Problem description: Copy out the data below from the line containing "Generate a Python" to the line containing "plt.rcParams['font.family'] = ['Open", both lines included, with all images left out.

## begin Supplied material

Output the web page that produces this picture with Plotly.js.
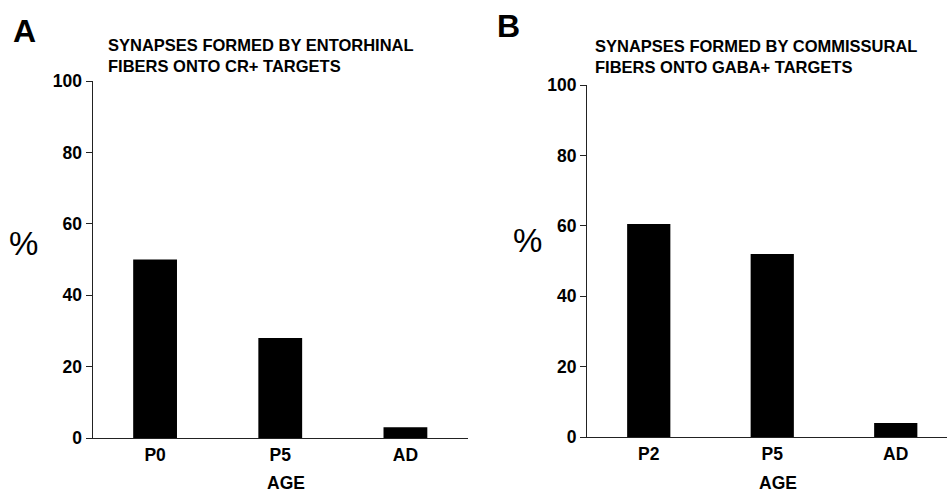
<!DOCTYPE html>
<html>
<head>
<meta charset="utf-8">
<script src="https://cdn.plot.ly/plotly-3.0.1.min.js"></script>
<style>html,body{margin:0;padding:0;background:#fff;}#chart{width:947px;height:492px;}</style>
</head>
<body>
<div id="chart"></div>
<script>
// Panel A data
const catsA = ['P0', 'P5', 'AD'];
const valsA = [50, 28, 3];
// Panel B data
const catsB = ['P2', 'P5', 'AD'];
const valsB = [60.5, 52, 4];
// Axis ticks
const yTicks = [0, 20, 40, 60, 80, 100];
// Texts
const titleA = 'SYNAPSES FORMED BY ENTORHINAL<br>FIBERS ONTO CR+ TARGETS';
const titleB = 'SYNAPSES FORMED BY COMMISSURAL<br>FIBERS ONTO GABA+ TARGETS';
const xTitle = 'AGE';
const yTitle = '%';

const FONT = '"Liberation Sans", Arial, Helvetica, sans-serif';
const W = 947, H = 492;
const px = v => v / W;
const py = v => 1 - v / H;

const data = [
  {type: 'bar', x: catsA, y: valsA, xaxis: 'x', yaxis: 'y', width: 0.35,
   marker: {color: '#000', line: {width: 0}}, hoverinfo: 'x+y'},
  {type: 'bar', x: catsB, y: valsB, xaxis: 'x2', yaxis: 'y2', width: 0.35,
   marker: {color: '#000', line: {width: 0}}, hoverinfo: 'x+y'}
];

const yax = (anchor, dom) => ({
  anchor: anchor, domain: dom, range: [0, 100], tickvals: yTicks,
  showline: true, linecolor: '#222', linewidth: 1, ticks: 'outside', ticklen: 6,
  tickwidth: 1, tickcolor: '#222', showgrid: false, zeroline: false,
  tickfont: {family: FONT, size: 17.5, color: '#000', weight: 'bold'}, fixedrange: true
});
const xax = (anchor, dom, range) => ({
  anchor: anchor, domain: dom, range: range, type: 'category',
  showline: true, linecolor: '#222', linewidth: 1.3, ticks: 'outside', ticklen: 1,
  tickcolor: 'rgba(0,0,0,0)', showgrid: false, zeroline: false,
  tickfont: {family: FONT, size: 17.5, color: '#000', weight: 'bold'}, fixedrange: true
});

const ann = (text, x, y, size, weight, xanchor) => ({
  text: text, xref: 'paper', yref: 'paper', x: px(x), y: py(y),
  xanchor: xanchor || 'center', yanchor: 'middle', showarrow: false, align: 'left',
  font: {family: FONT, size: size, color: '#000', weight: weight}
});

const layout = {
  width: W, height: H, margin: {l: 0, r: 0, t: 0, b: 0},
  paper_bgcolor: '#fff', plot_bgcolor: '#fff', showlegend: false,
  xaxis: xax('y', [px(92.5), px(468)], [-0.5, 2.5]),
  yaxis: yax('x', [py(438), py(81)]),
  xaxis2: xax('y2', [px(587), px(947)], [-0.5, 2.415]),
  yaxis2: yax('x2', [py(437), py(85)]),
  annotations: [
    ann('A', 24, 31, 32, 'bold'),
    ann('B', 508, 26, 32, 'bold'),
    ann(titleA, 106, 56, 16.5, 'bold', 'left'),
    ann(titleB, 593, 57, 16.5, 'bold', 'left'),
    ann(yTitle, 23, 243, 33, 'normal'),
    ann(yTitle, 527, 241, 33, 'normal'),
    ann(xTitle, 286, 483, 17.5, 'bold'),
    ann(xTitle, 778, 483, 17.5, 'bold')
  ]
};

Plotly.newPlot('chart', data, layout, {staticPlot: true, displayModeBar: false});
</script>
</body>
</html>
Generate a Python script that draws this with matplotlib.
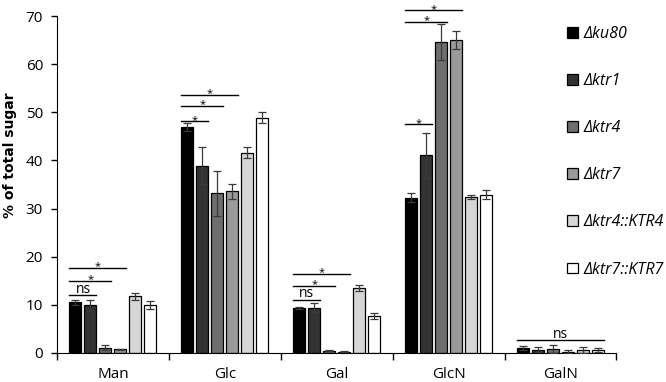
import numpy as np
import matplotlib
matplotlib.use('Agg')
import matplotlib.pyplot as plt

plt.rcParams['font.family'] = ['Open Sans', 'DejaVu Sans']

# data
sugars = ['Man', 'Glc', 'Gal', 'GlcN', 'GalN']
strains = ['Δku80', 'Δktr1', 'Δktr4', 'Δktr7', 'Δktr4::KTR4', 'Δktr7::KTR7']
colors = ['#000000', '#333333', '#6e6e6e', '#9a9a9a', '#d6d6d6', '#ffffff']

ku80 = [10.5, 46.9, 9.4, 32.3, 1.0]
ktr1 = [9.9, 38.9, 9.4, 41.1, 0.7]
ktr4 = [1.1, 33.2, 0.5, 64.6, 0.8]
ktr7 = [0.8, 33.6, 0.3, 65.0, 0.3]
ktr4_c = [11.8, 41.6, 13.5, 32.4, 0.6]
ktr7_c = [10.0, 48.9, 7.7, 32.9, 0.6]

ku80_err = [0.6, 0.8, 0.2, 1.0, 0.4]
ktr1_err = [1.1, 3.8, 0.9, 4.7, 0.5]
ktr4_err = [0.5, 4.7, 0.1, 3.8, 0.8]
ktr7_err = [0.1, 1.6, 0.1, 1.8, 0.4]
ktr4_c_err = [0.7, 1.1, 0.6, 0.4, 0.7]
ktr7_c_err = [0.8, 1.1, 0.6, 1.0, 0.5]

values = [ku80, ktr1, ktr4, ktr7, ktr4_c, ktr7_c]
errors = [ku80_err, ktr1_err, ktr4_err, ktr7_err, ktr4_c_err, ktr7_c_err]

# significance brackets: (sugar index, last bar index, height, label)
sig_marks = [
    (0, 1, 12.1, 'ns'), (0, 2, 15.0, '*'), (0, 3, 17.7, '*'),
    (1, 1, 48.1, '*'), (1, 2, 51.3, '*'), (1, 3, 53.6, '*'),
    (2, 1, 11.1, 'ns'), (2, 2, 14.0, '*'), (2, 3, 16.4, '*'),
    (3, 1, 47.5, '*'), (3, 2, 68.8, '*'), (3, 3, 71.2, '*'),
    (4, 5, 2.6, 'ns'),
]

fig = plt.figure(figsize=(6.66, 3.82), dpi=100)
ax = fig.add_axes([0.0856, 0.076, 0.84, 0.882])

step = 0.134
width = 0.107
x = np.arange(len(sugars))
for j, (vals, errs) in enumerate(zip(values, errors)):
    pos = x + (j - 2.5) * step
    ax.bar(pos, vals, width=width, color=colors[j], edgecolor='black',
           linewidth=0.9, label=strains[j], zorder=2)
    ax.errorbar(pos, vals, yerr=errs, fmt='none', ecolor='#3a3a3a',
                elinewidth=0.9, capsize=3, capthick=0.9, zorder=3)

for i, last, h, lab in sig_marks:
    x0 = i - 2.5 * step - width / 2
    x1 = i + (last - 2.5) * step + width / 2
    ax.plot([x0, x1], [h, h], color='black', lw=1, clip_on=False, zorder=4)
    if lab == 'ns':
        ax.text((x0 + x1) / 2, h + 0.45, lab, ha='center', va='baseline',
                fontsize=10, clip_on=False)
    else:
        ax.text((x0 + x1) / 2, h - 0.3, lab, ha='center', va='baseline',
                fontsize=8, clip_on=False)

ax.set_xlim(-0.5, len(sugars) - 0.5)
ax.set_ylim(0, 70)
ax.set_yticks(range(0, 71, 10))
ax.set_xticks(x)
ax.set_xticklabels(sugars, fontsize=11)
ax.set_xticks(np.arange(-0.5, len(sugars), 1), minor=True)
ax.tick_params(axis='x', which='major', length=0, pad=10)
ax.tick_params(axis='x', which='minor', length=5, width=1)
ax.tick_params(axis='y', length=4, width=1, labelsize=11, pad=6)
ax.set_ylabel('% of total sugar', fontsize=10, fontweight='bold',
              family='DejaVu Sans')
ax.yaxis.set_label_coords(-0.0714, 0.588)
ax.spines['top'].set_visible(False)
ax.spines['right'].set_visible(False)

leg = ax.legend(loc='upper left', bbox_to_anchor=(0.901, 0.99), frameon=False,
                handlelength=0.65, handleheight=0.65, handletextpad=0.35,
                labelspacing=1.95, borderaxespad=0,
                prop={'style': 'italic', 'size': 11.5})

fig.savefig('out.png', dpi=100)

## end Supplied material

Written response:
Generate a Python script that draws this with matplotlib.
import numpy as np
import matplotlib
matplotlib.use('Agg')
import matplotlib.pyplot as plt

plt.rcParams['font.family'] = ['Open Sans', 'DejaVu Sans']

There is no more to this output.